The last number of years Autumn’s descent into winter was abrupt - sometimes starting as early as mid-September. Snow, frost and wind prematurely rendered the trees barren during those years and adjusting to the loss of summer was rushed. This year, however, seemed the opposite – summer’s song faded in a gentle decrescendo, like a breeze carrying a feather to the ground. The temperatures were warm, the colours vibrant and the sun as golden as the leaves. It has been a dramatic beauty I cannot deny.


The last number of years my heart has collected sadness from loss and pain and it has cast a shadow in my chest where love and hope once lived. Such is the passage into mid-life. This is a time where illusions of what I thought should be have been replaced with what IS, what is REAL, not ideal. In this stage of life loss of loved ones and health HAPPENS, the end or change of relationships and youthful endurance HAPPENS. And, as we see more currently, the breakdown of society or lifestyle as we have known it HAPPENS. It can be a wretched time of disillusionment that I could avoid through a variety of means – consumerism, addiction, keeping up with others, building a shiny persona, staying busy or shutting down.


This season, try as I might, I could not keep my heart protected in a comfortable shut down from the beauty I was surrounded by. The Fall forced its way inside me. I have been called outside daily to sit in my favourite chair in the middle of the lawn where I’d catch the most sun and often I’d just sit there. Yes. Just sit there. Which seems comical in an era of constant stimulation. It's not terribly easy to just be – a lot of murky waters can arise from the swamp of stillness. And it has. As I stayed, though, and as the Autumn burned on with its flaming colours I began to notice more than my sadness.

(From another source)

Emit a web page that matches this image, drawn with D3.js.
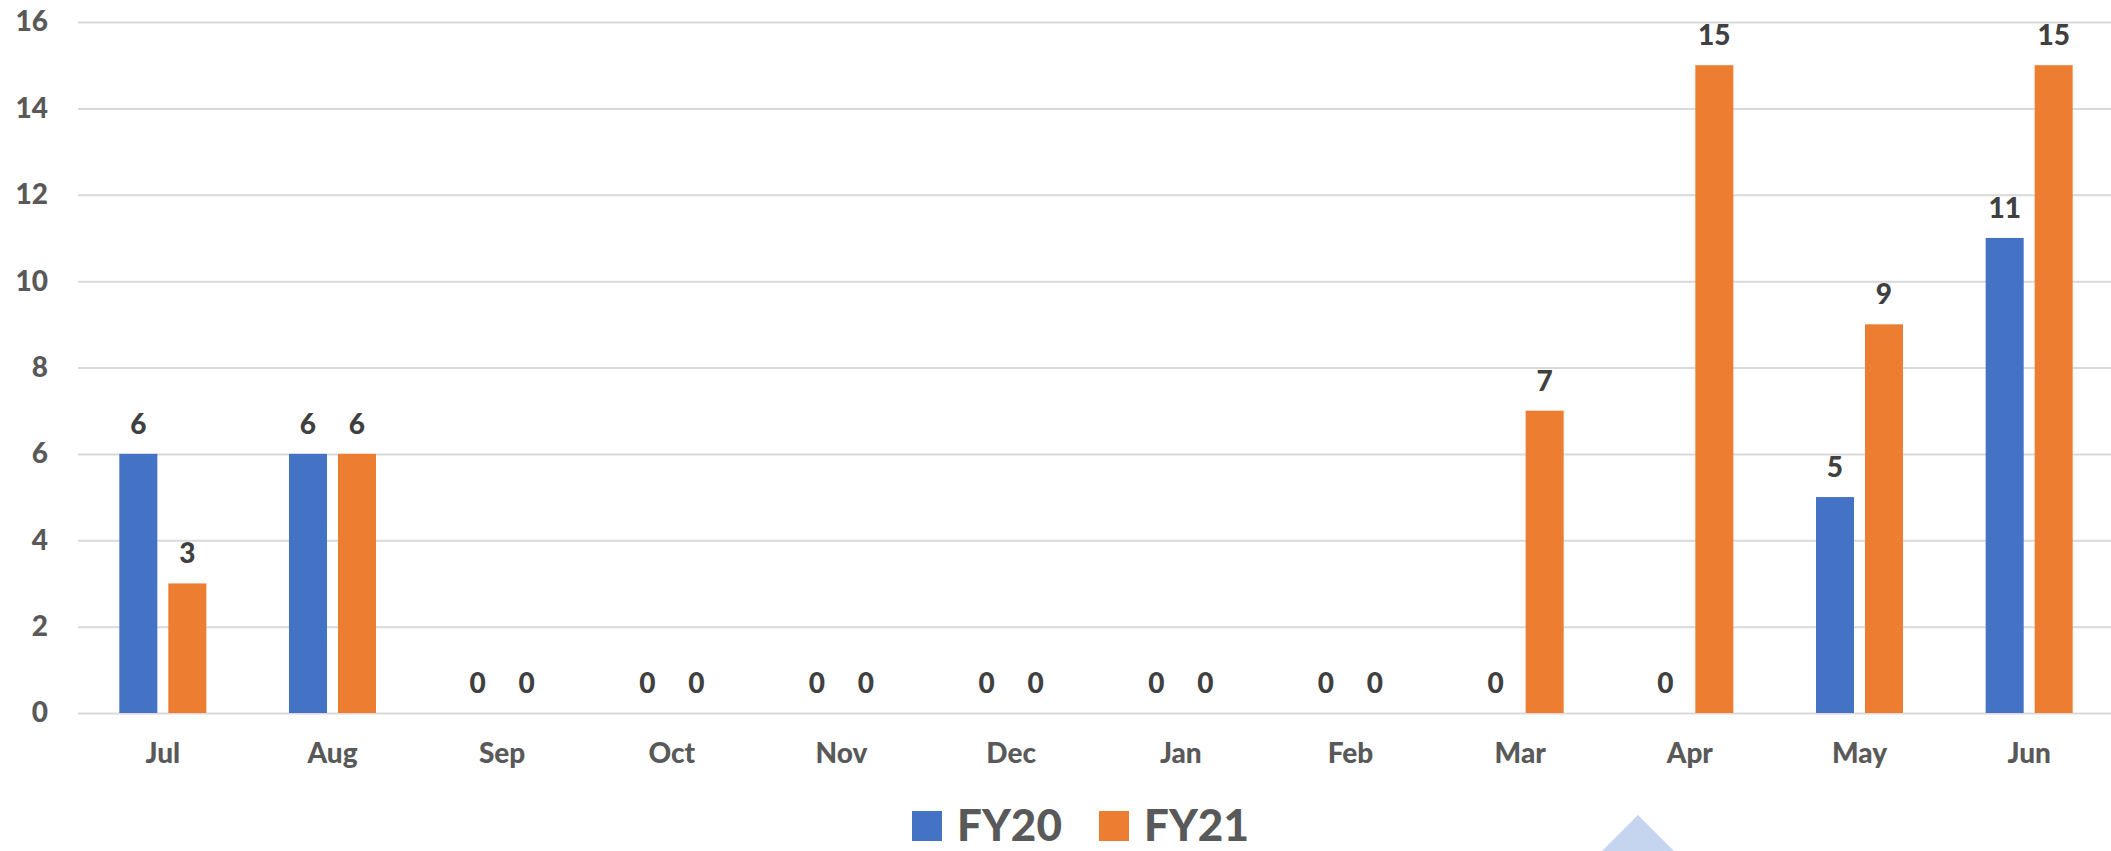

My senses would sometimes become entirely filled with colour, light, and scent. A few times I laid on the musty earth, the cool grass beneath and the warm air above. It was a full sensate meditation on beauty, and this beauty became goodness, and this goodness became the nectar of healing in which I bathed for the entire month of September. It was what I imagine the alchemical blending of metals might be – gold melting into the cast iron chambers of my heart.


Now I remember once again, in my whole being, that the GOOD weaves its way into all the seasons of our lives. The pain of ageing and collecting difficult experiences over time is a reality of being alive. Yet, despite the murk and muck of existence, the world is sometimes golden – and that, too, is REAL.